▶ [What to work on] All of the material below is to be restated word for word, apart from the pictures.

▶ [Source material]
_ _ _
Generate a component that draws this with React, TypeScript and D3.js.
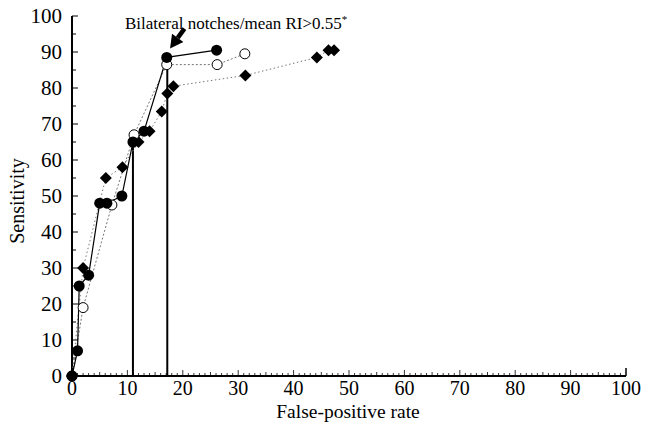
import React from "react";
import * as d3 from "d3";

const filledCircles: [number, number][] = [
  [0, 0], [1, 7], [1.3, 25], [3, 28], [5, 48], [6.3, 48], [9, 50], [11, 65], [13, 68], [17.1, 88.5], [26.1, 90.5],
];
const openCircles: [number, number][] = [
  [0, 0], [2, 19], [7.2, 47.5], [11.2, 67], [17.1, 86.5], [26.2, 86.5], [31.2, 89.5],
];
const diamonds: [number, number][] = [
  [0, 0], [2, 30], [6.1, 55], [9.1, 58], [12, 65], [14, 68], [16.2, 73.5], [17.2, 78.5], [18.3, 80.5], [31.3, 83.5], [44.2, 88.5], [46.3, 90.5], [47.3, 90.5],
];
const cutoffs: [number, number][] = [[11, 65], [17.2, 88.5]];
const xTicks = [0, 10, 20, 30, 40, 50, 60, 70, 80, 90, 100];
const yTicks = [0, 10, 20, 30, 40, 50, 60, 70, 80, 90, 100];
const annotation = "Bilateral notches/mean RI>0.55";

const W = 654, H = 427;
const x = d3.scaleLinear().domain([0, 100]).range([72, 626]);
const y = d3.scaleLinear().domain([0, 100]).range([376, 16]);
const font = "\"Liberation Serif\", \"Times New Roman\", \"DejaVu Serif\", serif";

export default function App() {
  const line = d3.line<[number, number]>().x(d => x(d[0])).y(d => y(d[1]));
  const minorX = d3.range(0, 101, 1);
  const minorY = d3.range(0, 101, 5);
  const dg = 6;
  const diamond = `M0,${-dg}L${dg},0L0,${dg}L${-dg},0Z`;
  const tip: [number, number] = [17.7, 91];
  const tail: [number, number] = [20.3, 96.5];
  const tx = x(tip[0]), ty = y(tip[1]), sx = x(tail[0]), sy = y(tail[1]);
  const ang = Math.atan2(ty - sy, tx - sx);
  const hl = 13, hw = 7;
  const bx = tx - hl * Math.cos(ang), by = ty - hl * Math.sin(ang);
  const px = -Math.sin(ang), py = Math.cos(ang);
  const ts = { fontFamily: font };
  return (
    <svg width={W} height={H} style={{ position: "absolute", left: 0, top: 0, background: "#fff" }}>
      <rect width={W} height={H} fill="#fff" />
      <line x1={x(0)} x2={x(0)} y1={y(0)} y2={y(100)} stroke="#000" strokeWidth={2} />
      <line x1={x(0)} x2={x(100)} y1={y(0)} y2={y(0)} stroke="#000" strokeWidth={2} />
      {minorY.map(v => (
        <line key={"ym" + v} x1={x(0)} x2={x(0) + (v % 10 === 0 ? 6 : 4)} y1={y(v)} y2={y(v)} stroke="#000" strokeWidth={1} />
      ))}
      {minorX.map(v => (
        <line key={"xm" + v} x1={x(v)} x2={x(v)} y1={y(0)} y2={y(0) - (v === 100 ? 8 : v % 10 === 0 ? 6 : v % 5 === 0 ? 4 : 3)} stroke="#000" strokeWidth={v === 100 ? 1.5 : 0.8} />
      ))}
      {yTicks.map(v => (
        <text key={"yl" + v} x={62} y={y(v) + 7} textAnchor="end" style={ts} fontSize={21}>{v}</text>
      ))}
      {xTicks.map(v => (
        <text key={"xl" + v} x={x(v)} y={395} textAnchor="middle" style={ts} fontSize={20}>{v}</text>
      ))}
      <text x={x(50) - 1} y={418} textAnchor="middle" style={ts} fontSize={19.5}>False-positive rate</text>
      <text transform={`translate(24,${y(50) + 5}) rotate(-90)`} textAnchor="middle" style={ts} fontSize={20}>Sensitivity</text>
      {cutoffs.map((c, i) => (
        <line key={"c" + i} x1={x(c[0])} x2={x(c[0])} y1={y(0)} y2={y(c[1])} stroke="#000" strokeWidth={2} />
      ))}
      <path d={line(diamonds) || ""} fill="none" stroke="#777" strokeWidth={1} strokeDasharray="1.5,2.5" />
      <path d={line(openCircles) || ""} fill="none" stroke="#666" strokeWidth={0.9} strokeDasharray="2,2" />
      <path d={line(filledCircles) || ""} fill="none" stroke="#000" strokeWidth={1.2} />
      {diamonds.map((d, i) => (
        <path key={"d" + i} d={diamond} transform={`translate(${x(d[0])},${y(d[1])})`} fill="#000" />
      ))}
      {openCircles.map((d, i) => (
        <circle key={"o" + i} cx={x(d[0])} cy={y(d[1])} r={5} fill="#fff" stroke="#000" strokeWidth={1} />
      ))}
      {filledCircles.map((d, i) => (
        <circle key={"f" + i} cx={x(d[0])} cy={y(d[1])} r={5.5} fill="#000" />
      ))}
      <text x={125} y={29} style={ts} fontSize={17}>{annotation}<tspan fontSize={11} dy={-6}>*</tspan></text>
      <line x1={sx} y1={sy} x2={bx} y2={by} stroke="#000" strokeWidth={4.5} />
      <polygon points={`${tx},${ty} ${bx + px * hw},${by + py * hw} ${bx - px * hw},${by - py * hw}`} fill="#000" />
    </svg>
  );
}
_ _ _
▶ [Reply to the exercise]
Generate a component that draws this with React, TypeScript and D3.js.
import React from "react";
import * as d3 from "d3";

const filledCircles: [number, number][] = [
  [0, 0], [1, 7], [1.3, 25], [3, 28], [5, 48], [6.3, 48], [9, 50], [11, 65], [13, 68], [17.1, 88.5], [26.1, 90.5],
];
const openCircles: [number, number][] = [
  [0, 0], [2, 19], [7.2, 47.5], [11.2, 67], [17.1, 86.5], [26.2, 86.5], [31.2, 89.5],
];
const diamonds: [number, number][] = [
  [0, 0], [2, 30], [6.1, 55], [9.1, 58], [12, 65], [14, 68], [16.2, 73.5], [17.2, 78.5], [18.3, 80.5], [31.3, 83.5], [44.2, 88.5], [46.3, 90.5], [47.3, 90.5],
];
const cutoffs: [number, number][] = [[11, 65], [17.2, 88.5]];
const xTicks = [0, 10, 20, 30, 40, 50, 60, 70, 80, 90, 100];
const yTicks = [0, 10, 20, 30, 40, 50, 60, 70, 80, 90, 100];
const annotation = "Bilateral notches/mean RI>0.55";

const W = 654, H = 427;
const x = d3.scaleLinear().domain([0, 100]).range([72, 626]);
const y = d3.scaleLinear().domain([0, 100]).range([376, 16]);
const font = "\"Liberation Serif\", \"Times New Roman\", \"DejaVu Serif\", serif";

export default function App() {
  const line = d3.line<[number, number]>().x(d => x(d[0])).y(d => y(d[1]));
  const minorX = d3.range(0, 101, 1);
  const minorY = d3.range(0, 101, 5);
  const dg = 6;
  const diamond = `M0,${-dg}L${dg},0L0,${dg}L${-dg},0Z`;
  const tip: [number, number] = [17.7, 91];
  const tail: [number, number] = [20.3, 96.5];
  const tx = x(tip[0]), ty = y(tip[1]), sx = x(tail[0]), sy = y(tail[1]);
  const ang = Math.atan2(ty - sy, tx - sx);
  const hl = 13, hw = 7;
  const bx = tx - hl * Math.cos(ang), by = ty - hl * Math.sin(ang);
  const px = -Math.sin(ang), py = Math.cos(ang);
  const ts = { fontFamily: font };
  return (
    <svg width={W} height={H} style={{ position: "absolute", left: 0, top: 0, background: "#fff" }}>
      <rect width={W} height={H} fill="#fff" />
      <line x1={x(0)} x2={x(0)} y1={y(0)} y2={y(100)} stroke="#000" strokeWidth={2} />
      <line x1={x(0)} x2={x(100)} y1={y(0)} y2={y(0)} stroke="#000" strokeWidth={2} />
      {minorY.map(v => (
        <line key={"ym" + v} x1={x(0)} x2={x(0) + (v % 10 === 0 ? 6 : 4)} y1={y(v)} y2={y(v)} stroke="#000" strokeWidth={1} />
      ))}
      {minorX.map(v => (
        <line key={"xm" + v} x1={x(v)} x2={x(v)} y1={y(0)} y2={y(0) - (v === 100 ? 8 : v % 10 === 0 ? 6 : v % 5 === 0 ? 4 : 3)} stroke="#000" strokeWidth={v === 100 ? 1.5 : 0.8} />
      ))}
      {yTicks.map(v => (
        <text key={"yl" + v} x={62} y={y(v) + 7} textAnchor="end" style={ts} fontSize={21}>{v}</text>
      ))}
      {xTicks.map(v => (
        <text key={"xl" + v} x={x(v)} y={395} textAnchor="middle" style={ts} fontSize={20}>{v}</text>
      ))}
      <text x={x(50) - 1} y={418} textAnchor="middle" style={ts} fontSize={19.5}>False-positive rate</text>
      <text transform={`translate(24,${y(50) + 5}) rotate(-90)`} textAnchor="middle" style={ts} fontSize={20}>Sensitivity</text>
      {cutoffs.map((c, i) => (
        <line key={"c" + i} x1={x(c[0])} x2={x(c[0])} y1={y(0)} y2={y(c[1])} stroke="#000" strokeWidth={2} />
      ))}
      <path d={line(diamonds) || ""} fill="none" stroke="#777" strokeWidth={1} strokeDasharray="1.5,2.5" />
      <path d={line(openCircles) || ""} fill="none" stroke="#666" strokeWidth={0.9} strokeDasharray="2,2" />
      <path d={line(filledCircles) || ""} fill="none" stroke="#000" strokeWidth={1.2} />
      {diamonds.map((d, i) => (
        <path key={"d" + i} d={diamond} transform={`translate(${x(d[0])},${y(d[1])})`} fill="#000" />
      ))}
      {openCircles.map((d, i) => (
        <circle key={"o" + i} cx={x(d[0])} cy={y(d[1])} r={5} fill="#fff" stroke="#000" strokeWidth={1} />
      ))}
      {filledCircles.map((d, i) => (
        <circle key={"f" + i} cx={x(d[0])} cy={y(d[1])} r={5.5} fill="#000" />
      ))}
      <text x={125} y={29} style={ts} fontSize={17}>{annotation}<tspan fontSize={11} dy={-6}>*</tspan></text>
      <line x1={sx} y1={sy} x2={bx} y2={by} stroke="#000" strokeWidth={4.5} />
      <polygon points={`${tx},${ty} ${bx + px * hw},${by + py * hw} ${bx - px * hw},${by - py * hw}`} fill="#000" />
    </svg>
  );
}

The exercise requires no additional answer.